Task brief: Exclude the pictures and return every line exactly as written.
----------------------------------------
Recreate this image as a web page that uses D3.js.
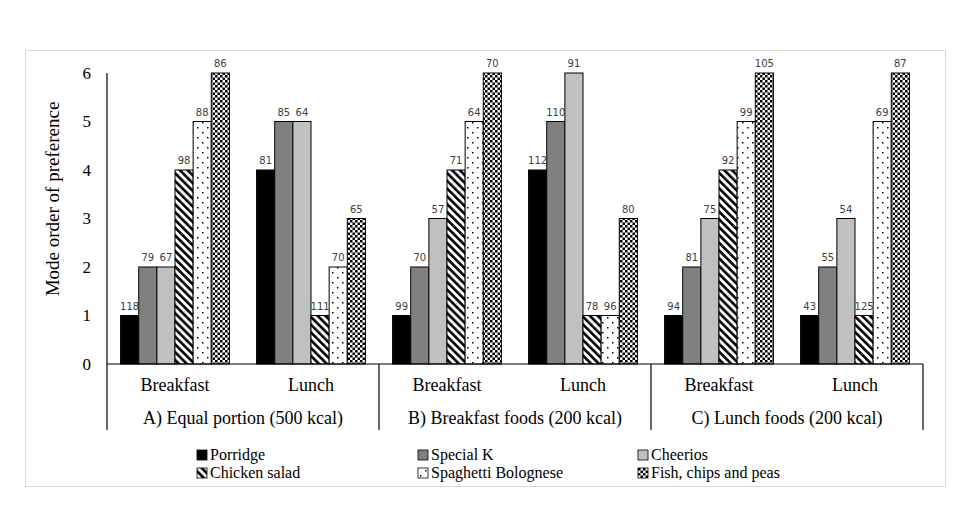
<!DOCTYPE html>
<html>
<head>
<meta charset="utf-8">
<script src="https://cdn.jsdelivr.net/npm/d3@7"></script>
<style>
  html, body { margin: 0; padding: 0; background: #fff; }
  svg { display: block; }
</style>
</head>
<body>
<svg id="chart" width="976" height="505"></svg>
<script>
// ---- data ----
const groups = ["A) Equal portion (500 kcal)", "B) Breakfast foods (200 kcal)", "C) Lunch foods (200 kcal)"];
const meals = ["Breakfast", "Lunch"];
const seriesNames = ["Porridge", "Special K", "Cheerios", "Chicken salad", "Spaghetti Bolognese", "Fish, chips and peas"];
// order of values: A-Breakfast, A-Lunch, B-Breakfast, B-Lunch, C-Breakfast, C-Lunch
const porridge  = [1, 4, 1, 4, 1, 1];
const specialK  = [2, 5, 2, 5, 2, 2];
const cheerios  = [2, 5, 3, 6, 3, 3];
const chicken   = [4, 1, 4, 1, 4, 1];
const spaghetti = [5, 2, 5, 1, 5, 5];
const fish      = [6, 3, 6, 3, 6, 6];
const porridgeN  = [118, 81, 99, 112, 94, 43];
const specialKN  = [79, 85, 70, 110, 81, 55];
const cheeriosN  = [67, 64, 57, 91, 75, 54];
const chickenN   = [98, 111, 71, 78, 92, 125];
const spaghettiN = [88, 70, 64, 96, 99, 69];
const fishN      = [86, 65, 70, 80, 105, 87];
const yTicks = [0, 1, 2, 3, 4, 5, 6];

const seriesValues = [porridge, specialK, cheerios, chicken, spaghetti, fish];
const seriesCounts = [porridgeN, specialKN, cheeriosN, chickenN, spaghettiN, fishN];

// ---- setup ----
const svg = d3.select("#chart");
const serif = "Liberation Serif";

// patterns
const defs = svg.append("defs");
const pStripe = defs.append("pattern").attr("id", "p-stripe")
  .attr("patternUnits", "userSpaceOnUse").attr("width", 5.5).attr("height", 10)
  .attr("patternTransform", "rotate(-45)");
pStripe.append("rect").attr("width", 5.5).attr("height", 10).attr("fill", "#fff");
pStripe.append("rect").attr("width", 2.6).attr("height", 10).attr("fill", "#000");

const pDot = defs.append("pattern").attr("id", "p-dot")
  .attr("patternUnits", "userSpaceOnUse").attr("width", 10).attr("height", 10);
pDot.append("rect").attr("width", 10).attr("height", 10).attr("fill", "#fff");
pDot.append("rect").attr("x", 2).attr("y", 2).attr("width", 1.5).attr("height", 1.5).attr("fill", "#000");
pDot.append("rect").attr("x", 7).attr("y", 7).attr("width", 1.5).attr("height", 1.5).attr("fill", "#000");

const pCheck = defs.append("pattern").attr("id", "p-check")
  .attr("patternUnits", "userSpaceOnUse").attr("width", 5).attr("height", 5);
pCheck.append("rect").attr("width", 5).attr("height", 5).attr("fill", "#fff");
pCheck.append("rect").attr("x", 0).attr("y", 0).attr("width", 2.5).attr("height", 2.5).attr("fill", "#000");
pCheck.append("rect").attr("x", 2.5).attr("y", 2.5).attr("width", 2.5).attr("height", 2.5).attr("fill", "#000");

const fills = ["#000000", "#808080", "#c0c0c0", "url(#p-stripe)", "url(#p-dot)", "url(#p-check)"];

// outer chart border
svg.append("rect").attr("x", 25.5).attr("y", 50.5).attr("width", 920).attr("height", 436)
  .attr("fill", "none").attr("stroke", "#d9d9d9").attr("stroke-width", 1);

// scales
const xGroup = d3.scaleBand().domain(groups).range([107, 923]).padding(0);
const xMeal = d3.scaleBand().domain(meals).range([0, xGroup.bandwidth()]).padding(0);
const xSeries = d3.scaleBand().domain(seriesNames).range([0, xMeal.bandwidth()])
  .paddingInner(0).paddingOuter(0.75);
const y = d3.scaleLinear().domain([0, 6]).range([364, 73]);

// y axis labels
const yAxis = d3.axisLeft(y).tickValues(yTicks).tickSize(0).tickPadding(0).tickFormat(d3.format("d"));
const yg = svg.append("g").attr("transform", "translate(91,0)").call(yAxis);
yg.select(".domain").remove();
yg.selectAll("text").attr("font-family", serif).attr("font-size", 17).attr("fill", "#000")
  .attr("text-anchor", "end").attr("dy", "0.32em");

// y title
svg.append("text").attr("transform", "translate(59,199) rotate(-90)")
  .attr("text-anchor", "middle").attr("font-family", serif).attr("font-size", 19)
  .attr("fill", "#000").text("Mode order of preference");

// bars
const cells = [];
groups.forEach((g, gi) => meals.forEach((m, mi) => {
  const idx = gi * 2 + mi;
  seriesNames.forEach((s, si) => {
    cells.push({ g, m, s, si, v: seriesValues[si][idx], n: seriesCounts[si][idx] });
  });
}));
const xPos = d => xGroup(d.g) + xMeal(d.m) + xSeries(d.s);

svg.append("g").selectAll("rect").data(cells).join("rect")
  .attr("x", xPos)
  .attr("y", d => y(d.v))
  .attr("width", xSeries.bandwidth())
  .attr("height", d => y(0) - y(d.v))
  .attr("fill", d => fills[d.si])
  .attr("stroke", "#000").attr("stroke-width", 1);

// data labels
svg.append("g").selectAll("text").data(cells).join("text")
  .attr("x", d => xPos(d) + xSeries.bandwidth() / 2)
  .attr("y", d => y(d.v) - 6)
  .attr("text-anchor", "middle")
  .attr("font-family", "DejaVu Sans").attr("font-size", 10)
  .attr("fill", "#404040")
  .text(d => d.n);

// axes lines
const axisG = svg.append("g").attr("stroke", "#000").attr("stroke-width", 1.2);
axisG.append("line").attr("x1", 107).attr("x2", 107).attr("y1", 73).attr("y2", 430);
axisG.append("line").attr("x1", 107).attr("x2", 923).attr("y1", 364).attr("y2", 364);
groups.forEach(g => {
  const xe = xGroup(g) + xGroup.bandwidth();
  axisG.append("line").attr("x1", xe).attr("x2", xe).attr("y1", 364).attr("y2", 430);
});

// category labels
const mealLabels = [];
groups.forEach(g => meals.forEach(m => mealLabels.push({ g, m })));
svg.append("g").selectAll("text").data(mealLabels).join("text")
  .attr("x", d => xGroup(d.g) + xMeal(d.m) + xMeal.bandwidth() / 2)
  .attr("y", 391)
  .attr("text-anchor", "middle").attr("font-family", serif).attr("font-size", 18)
  .attr("fill", "#000").text(d => d.m);

svg.append("g").selectAll("text").data(groups).join("text")
  .attr("x", d => xGroup(d) + xGroup.bandwidth() / 2)
  .attr("y", 424)
  .attr("text-anchor", "middle").attr("font-family", serif).attr("font-size", 18)
  .attr("fill", "#000").text(d => d);

// legend
const legX = [197, 418, 638];
const legY = [455, 473];
const leg = svg.append("g").selectAll("g").data(seriesNames).join("g")
  .attr("transform", (d, i) => `translate(${legX[i % 3]},${legY[Math.floor(i / 3)]})`);
leg.append("rect").attr("x", 0).attr("y", -5).attr("width", 10).attr("height", 10)
  .attr("fill", (d, i) => fills[i]).attr("stroke", "#000").attr("stroke-width", 0.8);
leg.append("text").attr("x", 13).attr("y", 0).attr("dy", "0.34em")
  .attr("font-family", serif).attr("font-size", 16).attr("fill", "#000").text(d => d);
</script>
</body>
</html>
----------------------------------------
Task answer:
Recreate this image as a web page that uses D3.js.
<!DOCTYPE html>
<html>
<head>
<meta charset="utf-8">
<script src="https://cdn.jsdelivr.net/npm/d3@7"></script>
<style>
  html, body { margin: 0; padding: 0; background: #fff; }
  svg { display: block; }
</style>
</head>
<body>
<svg id="chart" width="976" height="505"></svg>
<script>
// ---- data ----
const groups = ["A) Equal portion (500 kcal)", "B) Breakfast foods (200 kcal)", "C) Lunch foods (200 kcal)"];
const meals = ["Breakfast", "Lunch"];
const seriesNames = ["Porridge", "Special K", "Cheerios", "Chicken salad", "Spaghetti Bolognese", "Fish, chips and peas"];
// order of values: A-Breakfast, A-Lunch, B-Breakfast, B-Lunch, C-Breakfast, C-Lunch
const porridge  = [1, 4, 1, 4, 1, 1];
const specialK  = [2, 5, 2, 5, 2, 2];
const cheerios  = [2, 5, 3, 6, 3, 3];
const chicken   = [4, 1, 4, 1, 4, 1];
const spaghetti = [5, 2, 5, 1, 5, 5];
const fish      = [6, 3, 6, 3, 6, 6];
const porridgeN  = [118, 81, 99, 112, 94, 43];
const specialKN  = [79, 85, 70, 110, 81, 55];
const cheeriosN  = [67, 64, 57, 91, 75, 54];
const chickenN   = [98, 111, 71, 78, 92, 125];
const spaghettiN = [88, 70, 64, 96, 99, 69];
const fishN      = [86, 65, 70, 80, 105, 87];
const yTicks = [0, 1, 2, 3, 4, 5, 6];

const seriesValues = [porridge, specialK, cheerios, chicken, spaghetti, fish];
const seriesCounts = [porridgeN, specialKN, cheeriosN, chickenN, spaghettiN, fishN];

// ---- setup ----
const svg = d3.select("#chart");
const serif = "Liberation Serif";

// patterns
const defs = svg.append("defs");
const pStripe = defs.append("pattern").attr("id", "p-stripe")
  .attr("patternUnits", "userSpaceOnUse").attr("width", 5.5).attr("height", 10)
  .attr("patternTransform", "rotate(-45)");
pStripe.append("rect").attr("width", 5.5).attr("height", 10).attr("fill", "#fff");
pStripe.append("rect").attr("width", 2.6).attr("height", 10).attr("fill", "#000");

const pDot = defs.append("pattern").attr("id", "p-dot")
  .attr("patternUnits", "userSpaceOnUse").attr("width", 10).attr("height", 10);
pDot.append("rect").attr("width", 10).attr("height", 10).attr("fill", "#fff");
pDot.append("rect").attr("x", 2).attr("y", 2).attr("width", 1.5).attr("height", 1.5).attr("fill", "#000");
pDot.append("rect").attr("x", 7).attr("y", 7).attr("width", 1.5).attr("height", 1.5).attr("fill", "#000");

const pCheck = defs.append("pattern").attr("id", "p-check")
  .attr("patternUnits", "userSpaceOnUse").attr("width", 5).attr("height", 5);
pCheck.append("rect").attr("width", 5).attr("height", 5).attr("fill", "#fff");
pCheck.append("rect").attr("x", 0).attr("y", 0).attr("width", 2.5).attr("height", 2.5).attr("fill", "#000");
pCheck.append("rect").attr("x", 2.5).attr("y", 2.5).attr("width", 2.5).attr("height", 2.5).attr("fill", "#000");

const fills = ["#000000", "#808080", "#c0c0c0", "url(#p-stripe)", "url(#p-dot)", "url(#p-check)"];

// outer chart border
svg.append("rect").attr("x", 25.5).attr("y", 50.5).attr("width", 920).attr("height", 436)
  .attr("fill", "none").attr("stroke", "#d9d9d9").attr("stroke-width", 1);

// scales
const xGroup = d3.scaleBand().domain(groups).range([107, 923]).padding(0);
const xMeal = d3.scaleBand().domain(meals).range([0, xGroup.bandwidth()]).padding(0);
const xSeries = d3.scaleBand().domain(seriesNames).range([0, xMeal.bandwidth()])
  .paddingInner(0).paddingOuter(0.75);
const y = d3.scaleLinear().domain([0, 6]).range([364, 73]);

// y axis labels
const yAxis = d3.axisLeft(y).tickValues(yTicks).tickSize(0).tickPadding(0).tickFormat(d3.format("d"));
const yg = svg.append("g").attr("transform", "translate(91,0)").call(yAxis);
yg.select(".domain").remove();
yg.selectAll("text").attr("font-family", serif).attr("font-size", 17).attr("fill", "#000")
  .attr("text-anchor", "end").attr("dy", "0.32em");

// y title
svg.append("text").attr("transform", "translate(59,199) rotate(-90)")
  .attr("text-anchor", "middle").attr("font-family", serif).attr("font-size", 19)
  .attr("fill", "#000").text("Mode order of preference");

// bars
const cells = [];
groups.forEach((g, gi) => meals.forEach((m, mi) => {
  const idx = gi * 2 + mi;
  seriesNames.forEach((s, si) => {
    cells.push({ g, m, s, si, v: seriesValues[si][idx], n: seriesCounts[si][idx] });
  });
}));
const xPos = d => xGroup(d.g) + xMeal(d.m) + xSeries(d.s);

svg.append("g").selectAll("rect").data(cells).join("rect")
  .attr("x", xPos)
  .attr("y", d => y(d.v))
  .attr("width", xSeries.bandwidth())
  .attr("height", d => y(0) - y(d.v))
  .attr("fill", d => fills[d.si])
  .attr("stroke", "#000").attr("stroke-width", 1);

// data labels
svg.append("g").selectAll("text").data(cells).join("text")
  .attr("x", d => xPos(d) + xSeries.bandwidth() / 2)
  .attr("y", d => y(d.v) - 6)
  .attr("text-anchor", "middle")
  .attr("font-family", "DejaVu Sans").attr("font-size", 10)
  .attr("fill", "#404040")
  .text(d => d.n);

// axes lines
const axisG = svg.append("g").attr("stroke", "#000").attr("stroke-width", 1.2);
axisG.append("line").attr("x1", 107).attr("x2", 107).attr("y1", 73).attr("y2", 430);
axisG.append("line").attr("x1", 107).attr("x2", 923).attr("y1", 364).attr("y2", 364);
groups.forEach(g => {
  const xe = xGroup(g) + xGroup.bandwidth();
  axisG.append("line").attr("x1", xe).attr("x2", xe).attr("y1", 364).attr("y2", 430);
});

// category labels
const mealLabels = [];
groups.forEach(g => meals.forEach(m => mealLabels.push({ g, m })));
svg.append("g").selectAll("text").data(mealLabels).join("text")
  .attr("x", d => xGroup(d.g) + xMeal(d.m) + xMeal.bandwidth() / 2)
  .attr("y", 391)
  .attr("text-anchor", "middle").attr("font-family", serif).attr("font-size", 18)
  .attr("fill", "#000").text(d => d.m);

svg.append("g").selectAll("text").data(groups).join("text")
  .attr("x", d => xGroup(d) + xGroup.bandwidth() / 2)
  .attr("y", 424)
  .attr("text-anchor", "middle").attr("font-family", serif).attr("font-size", 18)
  .attr("fill", "#000").text(d => d);

// legend
const legX = [197, 418, 638];
const legY = [455, 473];
const leg = svg.append("g").selectAll("g").data(seriesNames).join("g")
  .attr("transform", (d, i) => `translate(${legX[i % 3]},${legY[Math.floor(i / 3)]})`);
leg.append("rect").attr("x", 0).attr("y", -5).attr("width", 10).attr("height", 10)
  .attr("fill", (d, i) => fills[i]).attr("stroke", "#000").attr("stroke-width", 0.8);
leg.append("text").attr("x", 13).attr("y", 0).attr("dy", "0.34em")
  .attr("font-family", serif).attr("font-size", 16).attr("fill", "#000").text(d => d);
</script>
</body>
</html>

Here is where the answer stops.